Thursday 16 June 2016

Asian stocks fall despite Fed and BoJ’s status quo

In Japan, Yen traded nearly three and a half year’s high against the Euro which pulled the benchmark Nikkei index by 1.11% to 15,745 points.

Stock Trader
Despite the US Federal Reserve cautious policy stance on benchmark rates, the Wall Street fell for the fifth session on the trot that took a massive toll on Asian equities too. Led by the sluggish Japanese stocks, Asian markets discounted the Fed’s policy.
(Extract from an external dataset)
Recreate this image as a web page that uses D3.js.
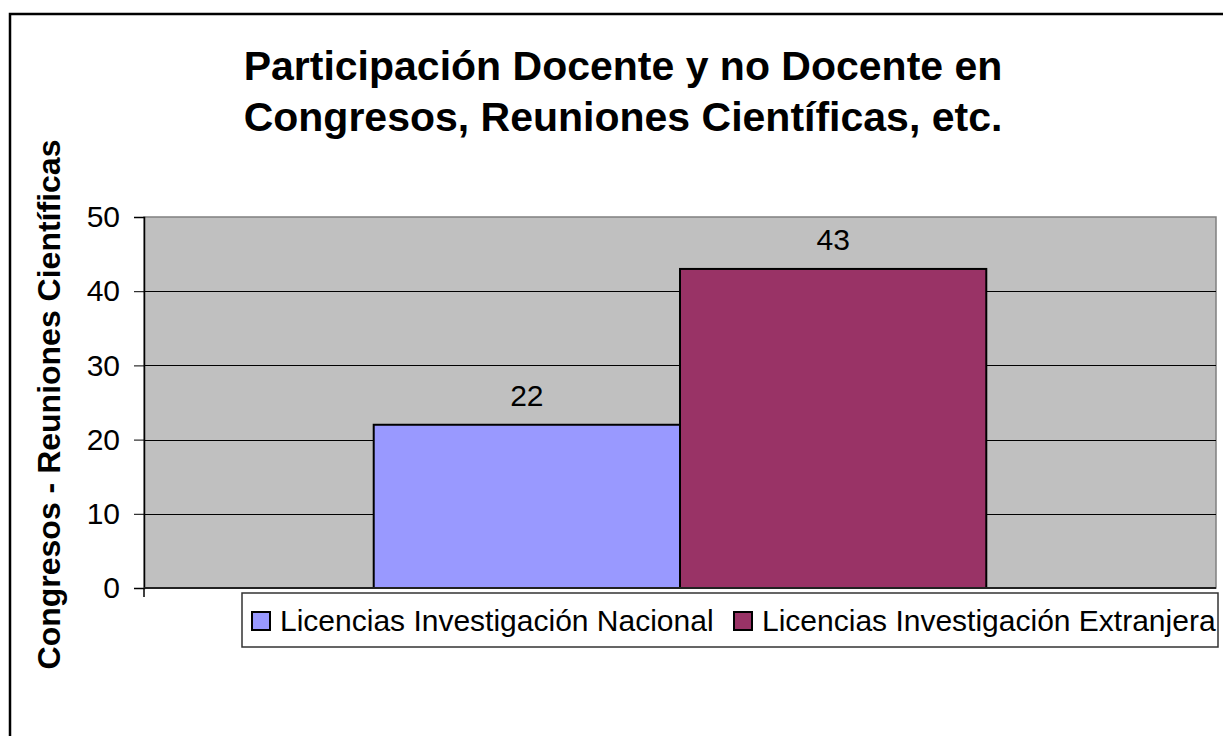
<!DOCTYPE html>
<html>
<head>
<meta charset="utf-8">
<title>Participación Docente y no Docente</title>
<script src="https://d3js.org/d3.v7.min.js"></script>
<style>
  body { margin: 0; background: #fff; }
  svg { display: block; font-family: "Liberation Sans", Arial, sans-serif; }
</style>
</head>
<body>
<svg></svg>
<script>
// data
var categories = ["Congresos"];
var series = ["Licencias Investigación Nacional", "Licencias Investigación Extranjera"];
var values = [22, 43];
var colors = ["#9999FF", "#993366"];
var yTicks = [0, 10, 20, 30, 40, 50];
var titleLines = ["Participación Docente y no Docente en", "Congresos, Reuniones Científicas, etc."];
var yTitle = "Congresos - Reuniones Científicas";

var width = 1223, height = 736;
var plot = { left: 144, right: 1216, top: 217, bottom: 588 };

var svg = d3.select("svg").attr("width", width).attr("height", height);

// outer chart border
svg.append("rect")
    .attr("x", 10).attr("y", 14)
    .attr("width", 1240).attr("height", 760)
    .attr("fill", "#fff").attr("stroke", "#000").attr("stroke-width", 2.5);

// title
svg.append("text")
    .attr("text-anchor", "middle")
    .style("font-size", "41px").style("font-weight", "bold")
    .selectAll("tspan").data(titleLines).enter().append("tspan")
    .attr("x", 623)
    .attr("y", function (d, i) { return 80 + i * 51; })
    .text(function (d) { return d; });

var x0 = d3.scaleBand().domain(categories).range([plot.left, plot.right]);
var x1 = d3.scaleBand().domain(series).range([0, x0.bandwidth()]).paddingInner(0).paddingOuter(0.75);
var y = d3.scaleLinear().domain([0, 50]).range([plot.bottom, plot.top]);

// plot background
svg.append("rect")
    .attr("x", plot.left).attr("y", plot.top)
    .attr("width", plot.right - plot.left).attr("height", plot.bottom - plot.top)
    .attr("fill", "#C0C0C0").attr("stroke", "#808080").attr("stroke-width", 1.5);

// gridlines
svg.append("g").selectAll("line").data(yTicks.filter(function (d) { return d > 0 && d < 50; }))
    .enter().append("line")
    .attr("x1", plot.left).attr("x2", plot.right)
    .attr("y1", function (d) { return Math.round(y(d)) + 0.5; })
    .attr("y2", function (d) { return Math.round(y(d)) + 0.5; })
    .attr("stroke", "#000").attr("stroke-width", 1);

// bars
var g = svg.append("g").attr("transform", "translate(" + x0(categories[0]) + ",0)");
g.selectAll("rect").data(values).enter().append("rect")
    .attr("x", function (d, i) { return x1(series[i]); })
    .attr("y", function (d) { return y(d); })
    .attr("width", x1.bandwidth())
    .attr("height", function (d) { return y(0) - y(d); })
    .attr("fill", function (d, i) { return colors[i]; })
    .attr("stroke", "#000").attr("stroke-width", 2);

g.selectAll("text").data(values).enter().append("text")
    .attr("x", function (d, i) { return x1(series[i]) + x1.bandwidth() / 2; })
    .attr("y", function (d) { return y(d) - 19; })
    .attr("text-anchor", "middle")
    .style("font-size", "30px")
    .text(function (d) { return d; });

// y axis
var yAxis = d3.axisLeft(y).tickValues(yTicks).tickSize(10).tickPadding(14);
var ya = svg.append("g").attr("transform", "translate(" + plot.left + ",0)").call(yAxis);
ya.select(".domain").attr("stroke", "#000").attr("stroke-width", 1.5);
ya.selectAll(".tick line").attr("stroke", "#000");
ya.selectAll(".tick text").style("font-size", "30px").attr("fill", "#000")
    .style("font-family", "'Liberation Sans', Arial, sans-serif");

// x axis line + edge tick
svg.append("line")
    .attr("x1", plot.left).attr("x2", plot.right)
    .attr("y1", plot.bottom).attr("y2", plot.bottom)
    .attr("stroke", "#222").attr("stroke-width", 2);
svg.append("line")
    .attr("x1", plot.left).attr("x2", plot.left)
    .attr("y1", plot.bottom).attr("y2", plot.bottom + 9)
    .attr("stroke", "#000").attr("stroke-width", 1.5);

// y title
svg.append("text")
    .attr("transform", "translate(60," + ((plot.top + plot.bottom) / 2 + 2) + ")rotate(-90)")
    .attr("text-anchor", "middle")
    .style("font-size", "32px").style("font-weight", "bold")
    .text(yTitle);

// legend
var legend = svg.append("g");
legend.append("rect")
    .attr("x", 242).attr("y", 593).attr("width", 976).attr("height", 54)
    .attr("fill", "#fff").attr("stroke", "#333").attr("stroke-width", 1.5);
var swX = [252, 734];
var items = legend.selectAll("g.item").data(series).enter().append("g").attr("class", "item");
items.append("rect")
    .attr("x", function (d, i) { return swX[i]; }).attr("y", 612)
    .attr("width", 18).attr("height", 18)
    .attr("fill", function (d, i) { return colors[i]; })
    .attr("stroke", "#000").attr("stroke-width", 2);
items.append("text")
    .attr("x", function (d, i) { return swX[i] + 28; }).attr("y", 631)
    .style("font-size", "30px")
    .text(function (d) { return d; });
</script>
</body>
</html>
Besides, a stronger Yen dragged the Japanese stocks and now markets are keenly waiting for the Bank of Japan’s policy meet this week.

Meanwhile, the Bank of Japan also kept the benchmark interest rates unchanged, which failed to lift the investors' sentiment.

In Japan, Yen traded nearly three and a half year’s high against the Euro which pulled the benchmark Nikkei index by 1.11% to 15,745 points.

Australia’s benchmark ASX 200 closed 0.18% higher at 5,156 points.

Meanwhile, the WTI crude was quoted 0.92% down at US$ 47.57/bbl, while the Brent crude in London was quoted at US$ 48.67/bbl, down 0.30%.

Among other major Asian stock markets, China’s Shanghai Composite was quoted at 2,874 points (-0.45%), Singapore’s Straits Times at 2,755 points (-0.71%), Hong Kong’s Hang Seng at 20,042 points (-2.12%), South Korea’s Kospi index at 1,954 points (-0.76%), Taiwan’s Taiex at 8,490 points (-1.37%), and Singapore Nifty at 8,173 points (-0.48%).